Retype every line from the start of the data down to and including the line with "const AXIS = '#262626';". Skip the pictures.
------------------------------------
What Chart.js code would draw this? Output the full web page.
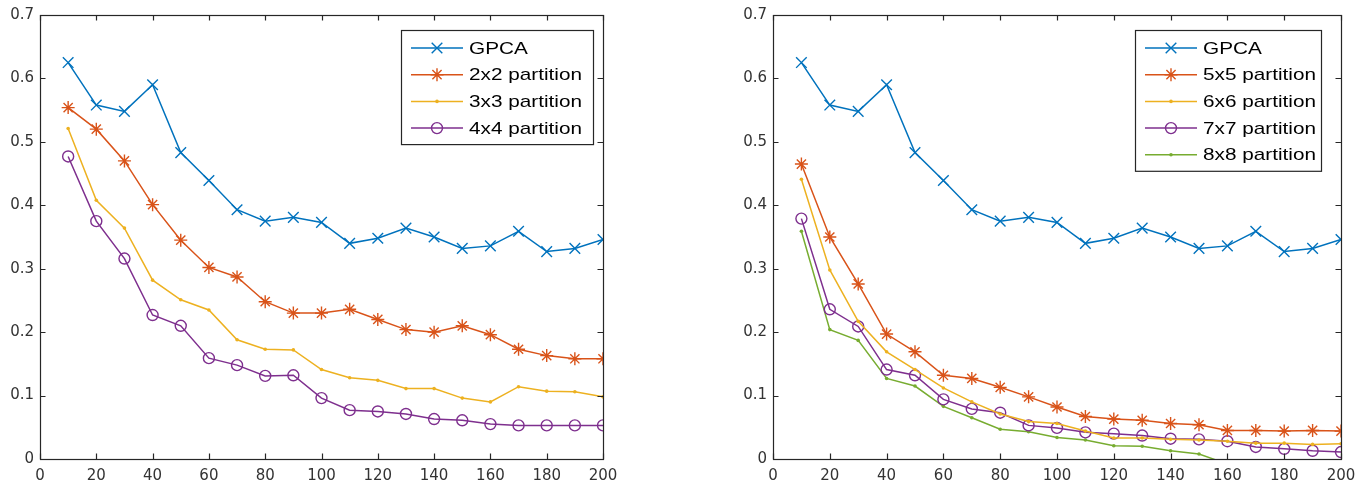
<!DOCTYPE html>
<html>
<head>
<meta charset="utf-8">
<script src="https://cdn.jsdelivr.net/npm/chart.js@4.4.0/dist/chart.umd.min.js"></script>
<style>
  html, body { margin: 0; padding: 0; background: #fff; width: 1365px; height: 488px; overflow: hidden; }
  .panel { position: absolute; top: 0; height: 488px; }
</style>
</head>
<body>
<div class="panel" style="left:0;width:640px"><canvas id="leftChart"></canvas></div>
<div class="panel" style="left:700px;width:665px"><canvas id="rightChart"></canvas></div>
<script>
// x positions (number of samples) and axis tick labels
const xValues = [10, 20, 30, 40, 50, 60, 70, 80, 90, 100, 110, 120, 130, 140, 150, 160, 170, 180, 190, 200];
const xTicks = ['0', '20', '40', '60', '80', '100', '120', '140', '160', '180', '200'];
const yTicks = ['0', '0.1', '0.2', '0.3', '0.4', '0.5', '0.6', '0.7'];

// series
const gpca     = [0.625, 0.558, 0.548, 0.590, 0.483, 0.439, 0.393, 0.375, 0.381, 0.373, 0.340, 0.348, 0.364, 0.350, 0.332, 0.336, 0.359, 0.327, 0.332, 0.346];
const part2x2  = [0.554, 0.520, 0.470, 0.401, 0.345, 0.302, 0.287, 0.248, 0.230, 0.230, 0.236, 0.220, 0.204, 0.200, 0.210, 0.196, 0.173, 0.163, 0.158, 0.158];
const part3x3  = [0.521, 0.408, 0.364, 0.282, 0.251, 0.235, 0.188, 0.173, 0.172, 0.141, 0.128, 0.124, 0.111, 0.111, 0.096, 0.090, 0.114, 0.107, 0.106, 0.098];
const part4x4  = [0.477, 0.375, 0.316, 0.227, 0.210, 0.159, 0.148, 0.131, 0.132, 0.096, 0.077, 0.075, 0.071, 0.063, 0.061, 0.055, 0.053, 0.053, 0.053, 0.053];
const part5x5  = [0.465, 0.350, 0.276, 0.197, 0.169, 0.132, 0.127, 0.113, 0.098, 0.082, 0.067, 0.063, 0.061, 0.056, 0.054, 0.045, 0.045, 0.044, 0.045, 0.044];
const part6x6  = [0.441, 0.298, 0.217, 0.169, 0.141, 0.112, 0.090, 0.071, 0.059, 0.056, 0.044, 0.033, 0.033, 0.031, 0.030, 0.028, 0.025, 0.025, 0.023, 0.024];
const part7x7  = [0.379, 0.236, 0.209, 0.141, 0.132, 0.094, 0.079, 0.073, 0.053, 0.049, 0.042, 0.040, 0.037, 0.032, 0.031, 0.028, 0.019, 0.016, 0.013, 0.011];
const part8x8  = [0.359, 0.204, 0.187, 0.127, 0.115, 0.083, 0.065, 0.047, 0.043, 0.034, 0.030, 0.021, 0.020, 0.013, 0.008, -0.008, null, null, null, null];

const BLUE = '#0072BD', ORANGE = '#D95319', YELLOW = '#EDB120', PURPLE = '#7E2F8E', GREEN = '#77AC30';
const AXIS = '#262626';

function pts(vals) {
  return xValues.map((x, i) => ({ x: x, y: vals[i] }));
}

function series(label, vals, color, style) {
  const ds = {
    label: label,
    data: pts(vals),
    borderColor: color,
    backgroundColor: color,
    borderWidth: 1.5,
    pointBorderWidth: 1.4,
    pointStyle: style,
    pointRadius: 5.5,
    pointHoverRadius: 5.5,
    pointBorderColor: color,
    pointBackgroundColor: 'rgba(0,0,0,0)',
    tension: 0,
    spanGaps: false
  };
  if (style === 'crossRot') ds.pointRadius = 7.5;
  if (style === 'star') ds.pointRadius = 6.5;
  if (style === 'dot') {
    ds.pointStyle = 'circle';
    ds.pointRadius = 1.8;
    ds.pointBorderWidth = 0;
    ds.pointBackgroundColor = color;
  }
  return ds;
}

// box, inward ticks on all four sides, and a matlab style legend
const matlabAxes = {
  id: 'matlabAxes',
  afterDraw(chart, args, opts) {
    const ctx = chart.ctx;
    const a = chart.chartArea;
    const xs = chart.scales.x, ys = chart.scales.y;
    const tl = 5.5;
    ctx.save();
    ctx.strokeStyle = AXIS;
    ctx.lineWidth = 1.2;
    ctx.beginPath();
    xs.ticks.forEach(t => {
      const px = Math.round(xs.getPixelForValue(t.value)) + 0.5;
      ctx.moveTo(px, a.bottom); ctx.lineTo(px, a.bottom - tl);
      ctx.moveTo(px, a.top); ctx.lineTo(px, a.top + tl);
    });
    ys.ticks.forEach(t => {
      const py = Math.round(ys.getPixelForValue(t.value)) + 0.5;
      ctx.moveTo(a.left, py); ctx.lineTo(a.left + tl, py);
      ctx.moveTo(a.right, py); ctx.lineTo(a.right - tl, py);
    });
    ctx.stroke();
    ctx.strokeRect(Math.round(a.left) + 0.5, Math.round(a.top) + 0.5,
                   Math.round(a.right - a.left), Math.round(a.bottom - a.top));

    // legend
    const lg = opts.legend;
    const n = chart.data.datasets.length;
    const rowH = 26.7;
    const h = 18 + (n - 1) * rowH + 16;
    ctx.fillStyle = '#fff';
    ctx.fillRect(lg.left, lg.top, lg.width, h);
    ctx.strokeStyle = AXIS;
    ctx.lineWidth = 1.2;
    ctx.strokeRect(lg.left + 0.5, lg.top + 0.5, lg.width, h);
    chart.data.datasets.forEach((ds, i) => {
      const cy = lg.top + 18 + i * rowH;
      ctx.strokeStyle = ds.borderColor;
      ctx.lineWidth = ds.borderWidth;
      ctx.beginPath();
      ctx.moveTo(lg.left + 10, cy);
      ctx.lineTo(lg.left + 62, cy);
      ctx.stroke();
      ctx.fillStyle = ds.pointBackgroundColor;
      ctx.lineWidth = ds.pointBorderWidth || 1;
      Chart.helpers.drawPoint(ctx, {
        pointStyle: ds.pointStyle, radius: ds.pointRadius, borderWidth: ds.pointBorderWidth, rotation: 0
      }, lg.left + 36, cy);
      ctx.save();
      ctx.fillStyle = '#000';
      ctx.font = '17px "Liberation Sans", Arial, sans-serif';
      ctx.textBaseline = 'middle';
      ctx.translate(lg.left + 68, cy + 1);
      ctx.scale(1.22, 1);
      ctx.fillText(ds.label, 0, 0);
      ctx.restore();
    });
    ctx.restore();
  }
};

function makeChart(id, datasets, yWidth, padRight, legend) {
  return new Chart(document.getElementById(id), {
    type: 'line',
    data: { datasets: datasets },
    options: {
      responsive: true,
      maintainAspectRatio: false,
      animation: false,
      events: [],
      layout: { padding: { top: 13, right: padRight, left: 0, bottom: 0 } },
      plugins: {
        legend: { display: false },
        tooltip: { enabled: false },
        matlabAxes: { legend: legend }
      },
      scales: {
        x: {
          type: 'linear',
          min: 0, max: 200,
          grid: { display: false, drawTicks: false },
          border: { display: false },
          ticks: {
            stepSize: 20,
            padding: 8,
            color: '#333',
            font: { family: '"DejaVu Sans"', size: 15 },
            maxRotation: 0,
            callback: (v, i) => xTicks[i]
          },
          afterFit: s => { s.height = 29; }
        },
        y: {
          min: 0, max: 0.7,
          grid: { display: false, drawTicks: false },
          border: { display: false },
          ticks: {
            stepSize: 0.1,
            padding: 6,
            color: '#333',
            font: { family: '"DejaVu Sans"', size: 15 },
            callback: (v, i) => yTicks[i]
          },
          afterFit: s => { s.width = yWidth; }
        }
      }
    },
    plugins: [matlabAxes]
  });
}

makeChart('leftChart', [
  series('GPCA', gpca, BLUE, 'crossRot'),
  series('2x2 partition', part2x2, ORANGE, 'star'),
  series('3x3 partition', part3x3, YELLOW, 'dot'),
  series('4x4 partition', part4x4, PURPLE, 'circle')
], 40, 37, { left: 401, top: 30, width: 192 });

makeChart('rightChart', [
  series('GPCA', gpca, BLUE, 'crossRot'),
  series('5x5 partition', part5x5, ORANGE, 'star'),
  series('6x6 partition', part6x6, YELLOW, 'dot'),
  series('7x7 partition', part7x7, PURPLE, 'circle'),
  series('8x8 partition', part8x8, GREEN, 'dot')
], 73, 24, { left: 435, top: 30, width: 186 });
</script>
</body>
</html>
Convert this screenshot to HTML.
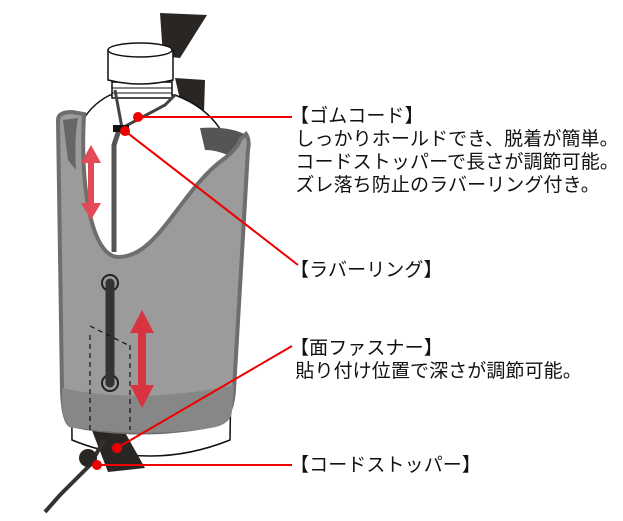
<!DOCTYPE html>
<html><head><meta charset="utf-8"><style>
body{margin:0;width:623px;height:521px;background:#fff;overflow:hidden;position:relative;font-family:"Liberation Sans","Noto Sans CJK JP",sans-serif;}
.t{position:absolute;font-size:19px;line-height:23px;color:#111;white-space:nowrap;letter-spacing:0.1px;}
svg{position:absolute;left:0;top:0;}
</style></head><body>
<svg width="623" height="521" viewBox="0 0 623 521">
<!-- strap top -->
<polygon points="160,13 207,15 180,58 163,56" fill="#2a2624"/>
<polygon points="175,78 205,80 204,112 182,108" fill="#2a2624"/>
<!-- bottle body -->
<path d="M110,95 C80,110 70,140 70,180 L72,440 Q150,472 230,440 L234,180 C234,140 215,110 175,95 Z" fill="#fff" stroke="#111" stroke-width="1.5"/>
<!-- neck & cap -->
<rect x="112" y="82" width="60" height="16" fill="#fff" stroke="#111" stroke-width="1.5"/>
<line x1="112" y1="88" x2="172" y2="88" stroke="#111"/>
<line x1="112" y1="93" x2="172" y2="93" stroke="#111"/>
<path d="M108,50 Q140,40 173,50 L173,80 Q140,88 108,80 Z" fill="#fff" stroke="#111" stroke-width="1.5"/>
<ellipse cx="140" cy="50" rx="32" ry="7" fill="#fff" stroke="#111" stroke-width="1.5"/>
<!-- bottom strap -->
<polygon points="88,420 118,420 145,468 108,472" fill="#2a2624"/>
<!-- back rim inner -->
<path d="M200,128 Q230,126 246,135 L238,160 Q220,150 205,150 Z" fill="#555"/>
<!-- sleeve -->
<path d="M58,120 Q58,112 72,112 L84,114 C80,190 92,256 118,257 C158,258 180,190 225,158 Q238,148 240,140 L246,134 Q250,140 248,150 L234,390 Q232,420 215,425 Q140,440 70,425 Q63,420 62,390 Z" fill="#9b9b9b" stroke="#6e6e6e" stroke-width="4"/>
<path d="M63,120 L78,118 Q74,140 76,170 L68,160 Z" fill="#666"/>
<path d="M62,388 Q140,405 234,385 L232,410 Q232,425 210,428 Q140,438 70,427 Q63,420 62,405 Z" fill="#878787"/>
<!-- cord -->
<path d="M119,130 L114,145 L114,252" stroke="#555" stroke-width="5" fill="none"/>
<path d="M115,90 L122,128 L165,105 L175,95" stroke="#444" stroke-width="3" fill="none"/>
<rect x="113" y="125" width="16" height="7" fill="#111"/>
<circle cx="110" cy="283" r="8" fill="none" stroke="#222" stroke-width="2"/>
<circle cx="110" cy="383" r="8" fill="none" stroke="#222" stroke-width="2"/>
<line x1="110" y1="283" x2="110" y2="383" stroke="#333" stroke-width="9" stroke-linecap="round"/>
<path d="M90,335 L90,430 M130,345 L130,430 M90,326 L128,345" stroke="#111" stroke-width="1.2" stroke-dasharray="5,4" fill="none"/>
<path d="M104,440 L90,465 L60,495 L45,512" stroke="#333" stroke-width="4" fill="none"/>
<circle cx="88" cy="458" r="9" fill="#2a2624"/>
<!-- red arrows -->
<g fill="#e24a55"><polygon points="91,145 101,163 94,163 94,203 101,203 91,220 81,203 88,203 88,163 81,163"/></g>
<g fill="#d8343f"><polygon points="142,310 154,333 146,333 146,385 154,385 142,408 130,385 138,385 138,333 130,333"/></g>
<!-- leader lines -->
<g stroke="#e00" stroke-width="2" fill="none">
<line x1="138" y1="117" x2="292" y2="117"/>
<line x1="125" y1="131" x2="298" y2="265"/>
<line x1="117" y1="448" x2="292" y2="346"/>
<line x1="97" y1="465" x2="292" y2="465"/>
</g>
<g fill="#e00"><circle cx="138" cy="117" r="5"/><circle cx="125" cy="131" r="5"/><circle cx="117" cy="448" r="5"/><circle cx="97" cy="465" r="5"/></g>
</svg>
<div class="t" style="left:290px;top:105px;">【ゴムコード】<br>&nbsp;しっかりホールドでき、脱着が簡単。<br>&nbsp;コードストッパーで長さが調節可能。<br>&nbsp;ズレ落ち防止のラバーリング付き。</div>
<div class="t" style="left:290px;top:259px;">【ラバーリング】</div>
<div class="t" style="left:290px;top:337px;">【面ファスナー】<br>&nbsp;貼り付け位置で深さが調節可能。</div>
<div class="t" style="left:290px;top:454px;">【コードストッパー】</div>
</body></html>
------------------------------------
**ANSWER TO THE TASK**
What Chart.js code would draw this? Output the full web page.
<!DOCTYPE html>
<html>
<head>
<meta charset="utf-8">
<script src="https://cdn.jsdelivr.net/npm/chart.js@4.4.0/dist/chart.umd.min.js"></script>
<style>
  html, body { margin: 0; padding: 0; background: #fff; width: 1365px; height: 488px; overflow: hidden; }
  .panel { position: absolute; top: 0; height: 488px; }
</style>
</head>
<body>
<div class="panel" style="left:0;width:640px"><canvas id="leftChart"></canvas></div>
<div class="panel" style="left:700px;width:665px"><canvas id="rightChart"></canvas></div>
<script>
// x positions (number of samples) and axis tick labels
const xValues = [10, 20, 30, 40, 50, 60, 70, 80, 90, 100, 110, 120, 130, 140, 150, 160, 170, 180, 190, 200];
const xTicks = ['0', '20', '40', '60', '80', '100', '120', '140', '160', '180', '200'];
const yTicks = ['0', '0.1', '0.2', '0.3', '0.4', '0.5', '0.6', '0.7'];

// series
const gpca     = [0.625, 0.558, 0.548, 0.590, 0.483, 0.439, 0.393, 0.375, 0.381, 0.373, 0.340, 0.348, 0.364, 0.350, 0.332, 0.336, 0.359, 0.327, 0.332, 0.346];
const part2x2  = [0.554, 0.520, 0.470, 0.401, 0.345, 0.302, 0.287, 0.248, 0.230, 0.230, 0.236, 0.220, 0.204, 0.200, 0.210, 0.196, 0.173, 0.163, 0.158, 0.158];
const part3x3  = [0.521, 0.408, 0.364, 0.282, 0.251, 0.235, 0.188, 0.173, 0.172, 0.141, 0.128, 0.124, 0.111, 0.111, 0.096, 0.090, 0.114, 0.107, 0.106, 0.098];
const part4x4  = [0.477, 0.375, 0.316, 0.227, 0.210, 0.159, 0.148, 0.131, 0.132, 0.096, 0.077, 0.075, 0.071, 0.063, 0.061, 0.055, 0.053, 0.053, 0.053, 0.053];
const part5x5  = [0.465, 0.350, 0.276, 0.197, 0.169, 0.132, 0.127, 0.113, 0.098, 0.082, 0.067, 0.063, 0.061, 0.056, 0.054, 0.045, 0.045, 0.044, 0.045, 0.044];
const part6x6  = [0.441, 0.298, 0.217, 0.169, 0.141, 0.112, 0.090, 0.071, 0.059, 0.056, 0.044, 0.033, 0.033, 0.031, 0.030, 0.028, 0.025, 0.025, 0.023, 0.024];
const part7x7  = [0.379, 0.236, 0.209, 0.141, 0.132, 0.094, 0.079, 0.073, 0.053, 0.049, 0.042, 0.040, 0.037, 0.032, 0.031, 0.028, 0.019, 0.016, 0.013, 0.011];
const part8x8  = [0.359, 0.204, 0.187, 0.127, 0.115, 0.083, 0.065, 0.047, 0.043, 0.034, 0.030, 0.021, 0.020, 0.013, 0.008, -0.008, null, null, null, null];

const BLUE = '#0072BD', ORANGE = '#D95319', YELLOW = '#EDB120', PURPLE = '#7E2F8E', GREEN = '#77AC30';
const AXIS = '#262626';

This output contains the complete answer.